L'histoire :
La dernière élection présidentielle a abouti à un changement de majorité, donc de gouvernement. Sur le plateau d’un débat télévisé, l’ancien ministre de l’industrie « affronte » le nouveau ministre aux charcutiers, Lucien Grangarçon. Avant même de s’emparer d’un prétexte, les deux politicards trouvent matière à polémique. Fier de sa ligne de conduite, Grangarçon annonce qu’il va consulter le vieux président Quelfier dans sa retraite de province. Ça ne signifie rien, mais au moins ça clôt le débat. Le problème du lendemain est : quelle annonce importante Grangarçon va-t-il bien pouvoir débiter à la sortie de son entrevue avec Quelfier ? Pas de panique, le conseiller de Grangarçon a déjà préparé un texte. La rencontre a lieu à huis-clos. Ainsi les journalistes n’ont pas connaissance de la sénilité du vieux, complètement gaga depuis 40 ans. A son retour au ministère, Grangarçon a la désagréable surprise d’apprendre que l’hôtel particulier qui lui servait de ministère est déjà occupé par le Ministre de l’Ecologie. En rage, Grangarçon va aussitôt en référer au Premier Ministre et avoir gain de cause, grâce à un chantage. Sa première mesure une fois à son fauteuil sera de virer tout ce que ses adversaires ont fait…
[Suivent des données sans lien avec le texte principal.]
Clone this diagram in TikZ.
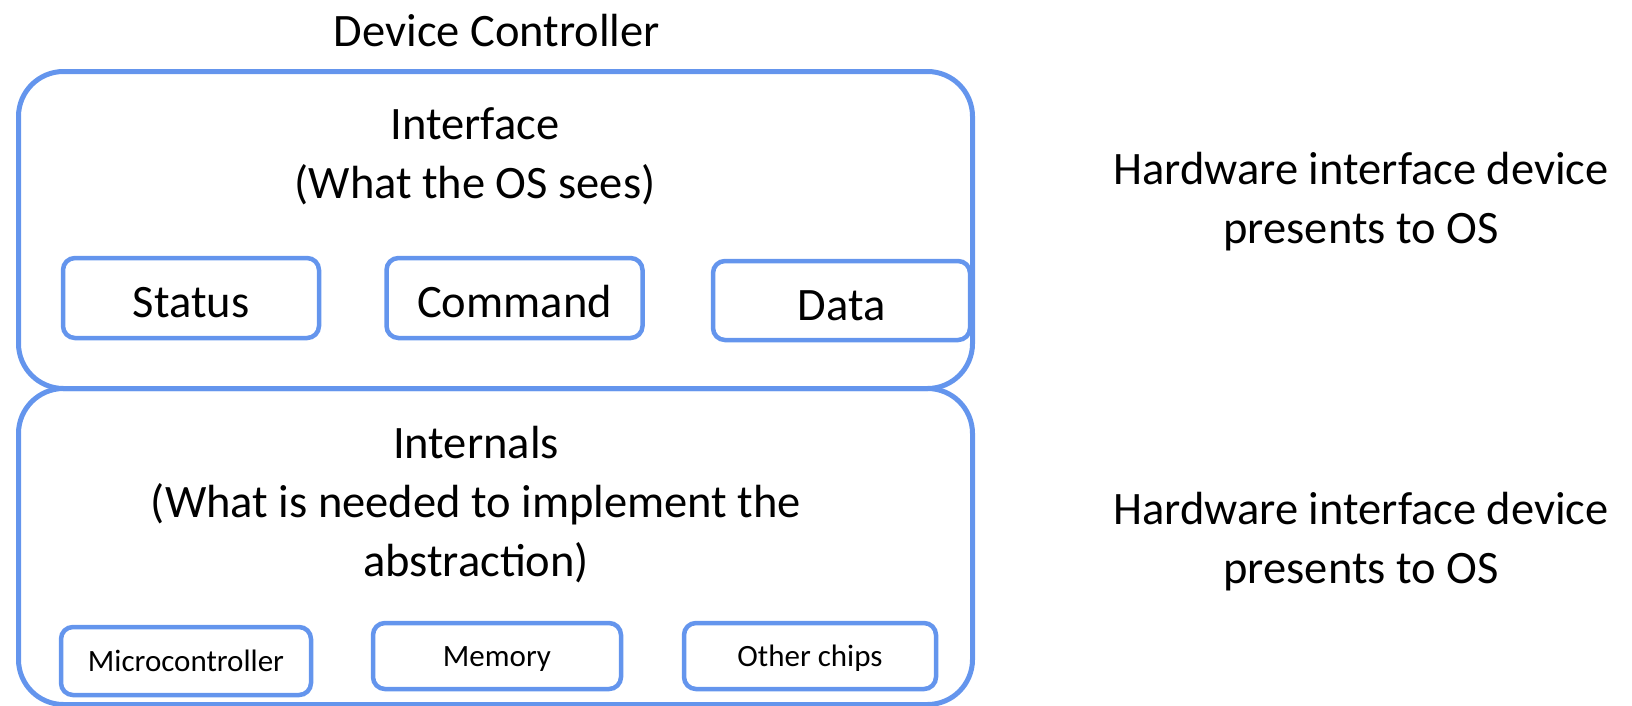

Ce qu'on en pense sur la planète BD :
Initialement publié en deux tomes (1989 et 1990), Monsieur le Ministre nous revient aujourd’hui dans une version intégrale de luxe proposée par Fluide Glacial. Et il nous revient en pleine poire, tant les simagrées politiques parodiées il y a 25 ans par Christian Binet n’ont pas pris une ride chez la grande majorité de nos guignols contemporains. Dans une première partie (correspondant au tome 1), l’anti-héros Lucien Grangarçon est ministre des charcutiers – pensez, un poste capital pour redresser la France, déjà en crise – avant d’être, dans une seconde partie (correspondant au tome 2), suffisamment couillon pour accepter de cumuler tous les ministères, après un remaniement. Par ses procédés dialectiques, par la gestion savante de son image médiatique, par son populisme primordial, par son exigence à maintenir ses privilèges, par sa faculté de penser avant toutes choses à contrecarrer l’opposition, Grangraçon est un monstre de politicard. C’est-à-dire incontournable, indéboulonnable et néanmoins nul à ch… Binet a certes surtout marqué son temps en installant une icône nationale, la satire tendre et cynique du couple beauf Bidochon, mais il s’avère donc tout aussi mordant pour souligner en paroxysme les affres de la politique politicienne, pathétique et hélas atrocement réaliste. Certes, cet ouvrage participe logiquement au succès grandissant du parti des abstentionnistes, mais il est formidablement utile.